Joachim Rothmann

Personal information
- Full name: Joachim Juhl Rothmann
- Date of birth: 29 June 2000 (age 26)
- Place of birth: Roskilde, Denmark
- Position: Forward

Youth career
- KFUM Roskilde
- Greve Fodbold
- 2012–2018: Nordsjælland

Senior career*
- Years: Team / Apps / (Gls)
- 2018–2022: Nordsjælland / 27 / (0)
- 2021: → Tromsø (loan) / 7 / (0)
- 2021–2022: → HB Køge (loan) / 24 / (4)
- 2022–2025: HB Køge / 45 / (11)
- 2025: Kolding / 2 / (0)

International career
- 2016: Denmark U16 / 3 / (0)
- 2016: Denmark U17 / 9 / (1)

= Joachim Rothmann =

Danish footballer (born 2000)

Joachim Juhl Rothmann (born 29 June 2000) is a retired Danish professional footballer who played as a forward.

==Club career==

===FC Nordsjælland===
Rothmann began his youth career at local club KFUM Roskilde, before moving to Greve Fodbold. Later, at the age of 12, Rothmann moved to FC Nordsjælland.

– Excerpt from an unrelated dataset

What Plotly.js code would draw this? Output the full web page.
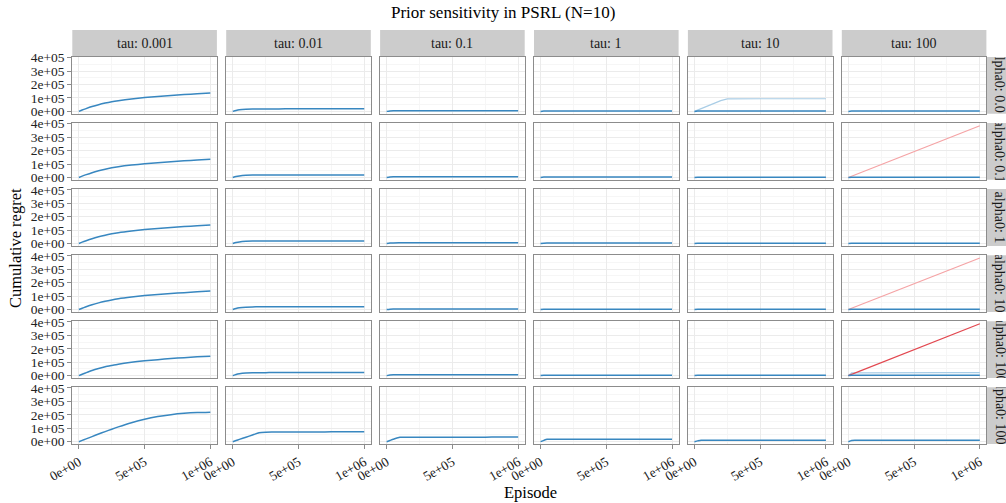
<!DOCTYPE html>
<html>
<head>
<meta charset="utf-8">
<script src="https://cdn.plot.ly/plotly-3.0.1.min.js"></script>
<style>
html,body{margin:0;padding:0;overflow:hidden;background:#fff;}
#chart{width:1006px;height:503px;}
</style>
</head>
<body>
<div id="chart"></div>
<script>
// ---------------- data ----------------
const tauLabels = ['tau: 0.001', 'tau: 0.01', 'tau: 0.1', 'tau: 1', 'tau: 10', 'tau: 100'];
const alphaLabels = ['alpha0: 0.01', 'alpha0: 0.1', 'alpha0: 1', 'alpha0: 10', 'alpha0: 100', 'alpha0: 1000'];

const episodes = [0, 25000, 50000, 100000, 150000, 200000, 250000, 300000, 400000, 500000, 600000, 700000, 800000, 900000, 1000000];

const xTickVals = [0, 500000, 1000000];
const xTickText = ['0e+00', '5e+05', '1e+06'];
const xMinorVals = [250000, 750000];
const yTickVals = [0, 100000, 200000, 300000, 400000];
const yTickText = ['0e+00', '1e+05', '2e+05', '3e+05', '4e+05'];
const yMinorVals = [50000, 150000, 250000, 350000];

// main (blue) cumulative regret, one row per alpha0
const regretTau0001 = [
  [0, 10000, 19000, 36000, 50000, 62000, 72000, 80000, 93000, 103000, 111000, 118000, 125000, 131000, 137000],
  [0, 10000, 19000, 35500, 49500, 61500, 71500, 79500, 92000, 102000, 110000, 117000, 124000, 130000, 136000],
  [0, 10000, 19000, 36000, 50000, 62000, 72000, 80500, 93500, 104000, 112000, 119000, 126000, 132000, 138000],
  [0, 10000, 19000, 36000, 50000, 62000, 72000, 80500, 93500, 104000, 112000, 119000, 126000, 132000, 138000],
  [0, 10500, 20000, 38000, 53000, 66000, 76000, 85000, 99000, 110000, 119000, 127000, 134000, 140000, 145000],
  [0, 9500, 19000, 38000, 57000, 75000, 93000, 110000, 141000, 167000, 187000, 201000, 211000, 217000, 220000]
];
const regretTau001 = [
  [0, 7000, 12000, 16500, 18000, 18300, 18500, 18600, 18700, 18800, 18800, 18900, 18900, 19000, 19000],
  [0, 7000, 11500, 16000, 17300, 17500, 17600, 17700, 17800, 17800, 17900, 17900, 18000, 18000, 18000],
  [0, 7000, 12000, 16500, 18000, 18300, 18500, 18600, 18700, 18800, 18800, 18900, 18900, 19000, 19000],
  [0, 8000, 13000, 18000, 19800, 20200, 20400, 20500, 20600, 20700, 20800, 20800, 20900, 21000, 21000],
  [0, 8500, 14000, 19500, 21500, 22000, 22300, 22500, 22600, 22700, 22800, 22800, 22900, 23000, 23000],
  [0, 8500, 17000, 33000, 50000, 66000, 71000, 72000, 72500, 73000, 73000, 73000, 73500, 73500, 74000]
];
const regretTau01 = [
  [0, 3000, 4500, 5000, 5000, 5000, 5000, 5000, 5000, 5000, 5000, 5000, 5000, 5000, 5000],
  [0, 3000, 4500, 5000, 5000, 5000, 5000, 5000, 5000, 5000, 5000, 5000, 5000, 5000, 5000],
  [0, 3000, 4500, 5000, 5000, 5000, 5000, 5000, 5000, 5000, 5000, 5000, 5000, 5000, 5000],
  [0, 3000, 4500, 5000, 5000, 5000, 5000, 5000, 5000, 5000, 5000, 5000, 5000, 5000, 5000],
  [0, 4000, 6000, 7000, 7000, 7000, 7000, 7000, 7000, 7000, 7000, 7000, 7000, 7000, 7000],
  [0, 9000, 18000, 33000, 33500, 33500, 33500, 33500, 33500, 33500, 33500, 33500, 34000, 34000, 34000]
];
const regretTau1 = [
  [0, 2500, 3000, 3000, 3000, 3000, 3000, 3000, 3000, 3000, 3000, 3000, 3000, 3000, 3000],
  [0, 2500, 3000, 3000, 3000, 3000, 3000, 3000, 3000, 3000, 3000, 3000, 3000, 3000, 3000],
  [0, 2500, 3000, 3000, 3000, 3000, 3000, 3000, 3000, 3000, 3000, 3000, 3000, 3000, 3000],
  [0, 2500, 3000, 3000, 3000, 3000, 3000, 3000, 3000, 3000, 3000, 3000, 3000, 3000, 3000],
  [0, 2500, 3000, 3000, 3000, 3000, 3000, 3000, 3000, 3000, 3000, 3000, 3000, 3000, 3000],
  [0, 10000, 18000, 19000, 19000, 19000, 19000, 19000, 19000, 19000, 19000, 19000, 19000, 19000, 19000]
];
const regretTau10 = [
  [0, 2000, 2000, 2000, 2000, 2000, 2000, 2000, 2000, 2000, 2000, 2000, 2000, 2000, 2000],
  [0, 2000, 2000, 2000, 2000, 2000, 2000, 2000, 2000, 2000, 2000, 2000, 2000, 2000, 2000],
  [0, 2000, 2000, 2000, 2000, 2000, 2000, 2000, 2000, 2000, 2000, 2000, 2000, 2000, 2000],
  [0, 2000, 2000, 2000, 2000, 2000, 2000, 2000, 2000, 2000, 2000, 2000, 2000, 2000, 2000],
  [0, 2000, 2000, 2000, 2000, 2000, 2000, 2000, 2000, 2000, 2000, 2000, 2000, 2000, 2000],
  [0, 6000, 11000, 11500, 11500, 11500, 11500, 11500, 11500, 11500, 11500, 11500, 11500, 11500, 11500]
];
const regretTau100 = [
  [0, 2000, 2000, 2000, 2000, 2000, 2000, 2000, 2000, 2000, 2000, 2000, 2000, 2000, 2000],
  [0, 2000, 2000, 2000, 2000, 2000, 2000, 2000, 2000, 2000, 2000, 2000, 2000, 2000, 2000],
  [0, 2000, 2000, 2000, 2000, 2000, 2000, 2000, 2000, 2000, 2000, 2000, 2000, 2000, 2000],
  [0, 2000, 2000, 2000, 2000, 2000, 2000, 2000, 2000, 2000, 2000, 2000, 2000, 2000, 2000],
  [0, 2500, 3000, 3000, 3000, 3000, 3000, 3000, 3000, 3000, 3000, 3000, 3000, 3000, 3000],
  [0, 9000, 11000, 11500, 11500, 11500, 11500, 11500, 11500, 11500, 11500, 11500, 11500, 11500, 11500]
];

// faint light-blue runs
const lightTau10Alpha001 = [0, 10000, 20000, 40000, 60000, 80000, 93000, 94000, 94000, 94000, 94000, 94000, 94000, 94000, 94000];
const lightTau100Alpha100 = [0, 20000, 21000, 21500, 22000, 22000, 22000, 22000, 22000, 22000, 22000, 22000, 22000, 22000, 22000];

// red (diverging) runs, tau = 100
const redEpisodes = [0, 1000000];
const redTau100Alpha01 = [0, 385000];
const redTau100Alpha10 = [0, 384000];
const redTau100Alpha100 = [0, 386000];

// ---------------- layout helpers ----------------
const W = 1006, H = 503;
const FONT = 'Liberation Serif, Times New Roman, serif';
const COL_LEFT0 = 72.3, COL_STEP = 153.9, COL_W = 144.6;
const ROW_TOP0 = 57, ROW_STEP = 66.06, ROW_H = 56.8;
const px = x => x / W;
const py = y => 1 - y / H;

const mainByCol = [regretTau0001, regretTau001, regretTau01, regretTau1, regretTau10, regretTau100];

const BLUE = '#3887c0', LIGHTBLUE = '#a9cde6', LIGHTRED = '#f5a3a5', DARKRED = '#e2474f';

const traces = [];
const layout = {
  width: W, height: H,
  margin: {l: 0, r: 0, t: 0, b: 0},
  paper_bgcolor: '#ffffff', plot_bgcolor: '#ffffff',
  showlegend: false,
  font: {family: FONT, color: '#1a1a1a'},
  shapes: [], annotations: []
};

function axisId(r, c) { return r * 6 + c + 1; }

for (let r = 0; r < 6; r++) {
  for (let c = 0; c < 6; c++) {
    const n = axisId(r, c);
    const xa = n === 1 ? 'x' : 'x' + n;
    const ya = n === 1 ? 'y' : 'y' + n;
    const left = COL_LEFT0 + COL_STEP * c;
    const top = ROW_TOP0 + ROW_STEP * r;
    const bottomRow = r === 5, leftCol = c === 0;

    layout['xaxis' + (n === 1 ? '' : n)] = {
      domain: [px(left), px(left + COL_W)],
      anchor: ya,
      range: [-50000, 1050000],
      showline: true, mirror: true, linecolor: '#8c8c8c', linewidth: 1,
      showgrid: true, gridcolor: '#ebebeb', gridwidth: 1, zeroline: false,
      tickmode: 'array', tickvals: xTickVals, ticktext: xTickText,
      ticks: bottomRow ? 'outside' : '', ticklen: 4, tickcolor: '#8c8c8c', tickwidth: 1,
      showticklabels: bottomRow, tickangle: -30,
      tickfont: {family: FONT, size: 13.5, color: '#222222'},
      minor: {tickmode: 'array', tickvals: xMinorVals, showgrid: true, gridcolor: '#f6f6f6', gridwidth: 1, ticks: ''},
      fixedrange: true
    };
    layout['yaxis' + (n === 1 ? '' : n)] = {
      domain: [py(top + ROW_H), py(top)],
      anchor: xa,
      range: [-18000, 405000],
      showline: true, mirror: true, linecolor: '#8c8c8c', linewidth: 1,
      showgrid: true, gridcolor: '#ebebeb', gridwidth: 1, zeroline: false,
      tickmode: 'array', tickvals: yTickVals, ticktext: yTickText,
      ticks: leftCol ? 'outside' : '', ticklen: 4, tickcolor: '#8c8c8c', tickwidth: 1,
      showticklabels: leftCol,
      tickfont: {family: FONT, size: 13.5, color: '#222222'},
      minor: {tickmode: 'array', tickvals: yMinorVals, showgrid: true, gridcolor: '#f6f6f6', gridwidth: 1, ticks: ''},
      fixedrange: true
    };

    // extra runs
    if (c === 4 && r === 0) {
      traces.push({x: episodes, y: lightTau10Alpha001, xaxis: xa, yaxis: ya, type: 'scatter', mode: 'lines',
        line: {color: LIGHTBLUE, width: 1.2}, hoverinfo: 'skip'});
    }
    if (c === 5 && r === 4) {
      traces.push({x: episodes, y: lightTau100Alpha100, xaxis: xa, yaxis: ya, type: 'scatter', mode: 'lines',
        line: {color: LIGHTBLUE, width: 1.2}, hoverinfo: 'skip'});
    }
    if (c === 5 && r === 1) {
      traces.push({x: redEpisodes, y: redTau100Alpha01, xaxis: xa, yaxis: ya, type: 'scatter', mode: 'lines',
        line: {color: LIGHTRED, width: 1.2}, hoverinfo: 'skip'});
    }
    if (c === 5 && r === 3) {
      traces.push({x: redEpisodes, y: redTau100Alpha10, xaxis: xa, yaxis: ya, type: 'scatter', mode: 'lines',
        line: {color: LIGHTRED, width: 1.2}, hoverinfo: 'skip'});
    }
    if (c === 5 && r === 4) {
      traces.push({x: redEpisodes, y: redTau100Alpha100, xaxis: xa, yaxis: ya, type: 'scatter', mode: 'lines',
        line: {color: DARKRED, width: 1.2}, hoverinfo: 'skip'});
    }
    // main run
    traces.push({x: episodes, y: mainByCol[c][r], xaxis: xa, yaxis: ya, type: 'scatter', mode: 'lines',
      line: {color: BLUE, width: 1.5, shape: 'spline', smoothing: 0.6}, hoverinfo: 'skip'});
  }
}

// top strips (tau)
for (let c = 0; c < 6; c++) {
  const left = COL_LEFT0 + COL_STEP * c;
  layout.shapes.push({type: 'rect', xref: 'paper', yref: 'paper',
    x0: px(left), x1: px(left + COL_W), y0: py(ROW_TOP0), y1: py(30),
    fillcolor: '#cccccc', line: {width: 0}, layer: 'below'});
  layout.annotations.push({xref: 'paper', yref: 'paper', x: px(left + COL_W / 2), y: py(43.5),
    text: tauLabels[c], showarrow: false, xanchor: 'center', yanchor: 'middle',
    font: {family: FONT, size: 14, color: '#1a1a1a'}});
}
// right strips (alpha0)
const rightX0 = COL_LEFT0 + COL_STEP * 5 + COL_W;
const STRIP_W = 27;
const stripAnnIdx = [];
for (let r = 0; r < 6; r++) {
  const top = ROW_TOP0 + ROW_STEP * r;
  layout.shapes.push({type: 'rect', xref: 'paper', yref: 'paper',
    x0: px(rightX0), x1: px(rightX0 + STRIP_W), y0: py(top + ROW_H), y1: py(top),
    fillcolor: '#cccccc', line: {width: 0}, layer: 'below'});
  stripAnnIdx.push({idx: layout.annotations.length, top: top});
  layout.annotations.push({xref: 'paper', yref: 'paper', x: px(rightX0 + STRIP_W / 2), y: py(top + ROW_H / 2),
    text: alphaLabels[r], showarrow: false, xanchor: 'center', yanchor: 'middle', textangle: 90,
    font: {family: FONT, size: 14, color: '#1a1a1a'}});
}

// titles
layout.annotations.push({xref: 'paper', yref: 'paper', x: 0.5, y: py(13), text: 'Prior sensitivity in PSRL (N=10)',
  showarrow: false, xanchor: 'center', yanchor: 'middle', font: {family: FONT, size: 17, color: '#000000'}});
layout.annotations.push({xref: 'paper', yref: 'paper', x: px(530), y: py(492), text: 'Episode',
  showarrow: false, xanchor: 'center', yanchor: 'middle', font: {family: FONT, size: 16.5, color: '#000000'}});
layout.annotations.push({xref: 'paper', yref: 'paper', x: px(15), y: py(248), text: 'Cumulative regret',
  showarrow: false, xanchor: 'center', yanchor: 'middle', textangle: -90, font: {family: FONT, size: 16.5, color: '#000000'}});

Plotly.newPlot('chart', traces, layout, {staticPlot: true, displayModeBar: false}).then(function (gd) {
  // clip right-strip labels to their strip boxes, as in the original
  const NS = 'http://www.w3.org/2000/svg';
  const top = gd._fullLayout._toppaper.node();
  const defs = document.createElementNS(NS, 'defs');
  top.insertBefore(defs, top.firstChild);
  const groups = gd.querySelectorAll('.infolayer g.annotation');
  stripAnnIdx.forEach(function (s, i) {
    const cp = document.createElementNS(NS, 'clipPath');
    cp.setAttribute('id', 'stripclip' + i);
    cp.setAttribute('clipPathUnits', 'userSpaceOnUse');
    const rect = document.createElementNS(NS, 'rect');
    rect.setAttribute('x', rightX0);
    rect.setAttribute('y', s.top);
    rect.setAttribute('width', STRIP_W);
    rect.setAttribute('height', ROW_H);
    cp.appendChild(rect);
    defs.appendChild(cp);
    groups.forEach(function (g) {
      if (g.getAttribute('data-index') === String(s.idx)) {
        g.setAttribute('clip-path', 'url(#stripclip' + i + ')');
      }
    });
  });
});
</script>
</body>
</html>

Rothmann's first senior experience was on 25 November 2018, when he was on the bench for the whole game against OB in the Danish Superliga. He got his official debut for FC Nordsjælland on 5 December 2018. Rothmann started on the bench, but replaced Mads Valentin in the 55th minute in a 0–1 defeat against Vendsyssel FF in the Danish Cup. He got his debut in the Danish Superliga five days later against AGF, where he played 17 minutes in a 1–0 victory. On 9 January 2019, Rothmann signed his first professional contract and would be permanently promoted to the first team squad ahead of the 2019–20 season.

On 12 May 2021 Nordsjælland confirmed, that Rothmann had signed a new deal until June 2022 and immediately would be loaned out to Norwegian Eliteserien club Tromsø IL for the rest of 2021. However, after a disappointing time at Tromsø, the loan spell was cut short, after Nordsjælland decided to recall him on 10 August 2021. At Tromsø, Rothmann only managed to play 98 minutes, spread over seven games.

On 29 August 2021, one year before his contract with Nordsjælland expired, Rothmann was once again sent out on loan, this time to Danish 1st Division club HB Køge for the rest of the season. The following day, he scored on his debut for Køge against Vendsyssel FF.

===Permanent move to Køge===
After a season on loan at Køge, scoring 4 goals in 24 matches, Rothmann completed a permanent move to HB Køge on 16 June 2022, signing a three-year deal with the club.

After an injury-plagued year for Rothmann, HB Køge confirmed on 7 January 2025 that the parties had agreed to terminate the striker's contract with immediate effect, six months before contract expiration.

In early January 2025, newly promoted Allsvenskan club Degerfors IF confirmed that Rothmann would be on trial for the next two weeks.

===Kolding IF===
On February 28, 2025, it was confirmed that Rothmann had signed a contract with the Danish 1st Division side Kolding IF.

On 16 May 2025 Kolding IF confirmed, that 24-year old Rothmann would retire at the end of the season due to a hip injury that had bothered him for an extended period.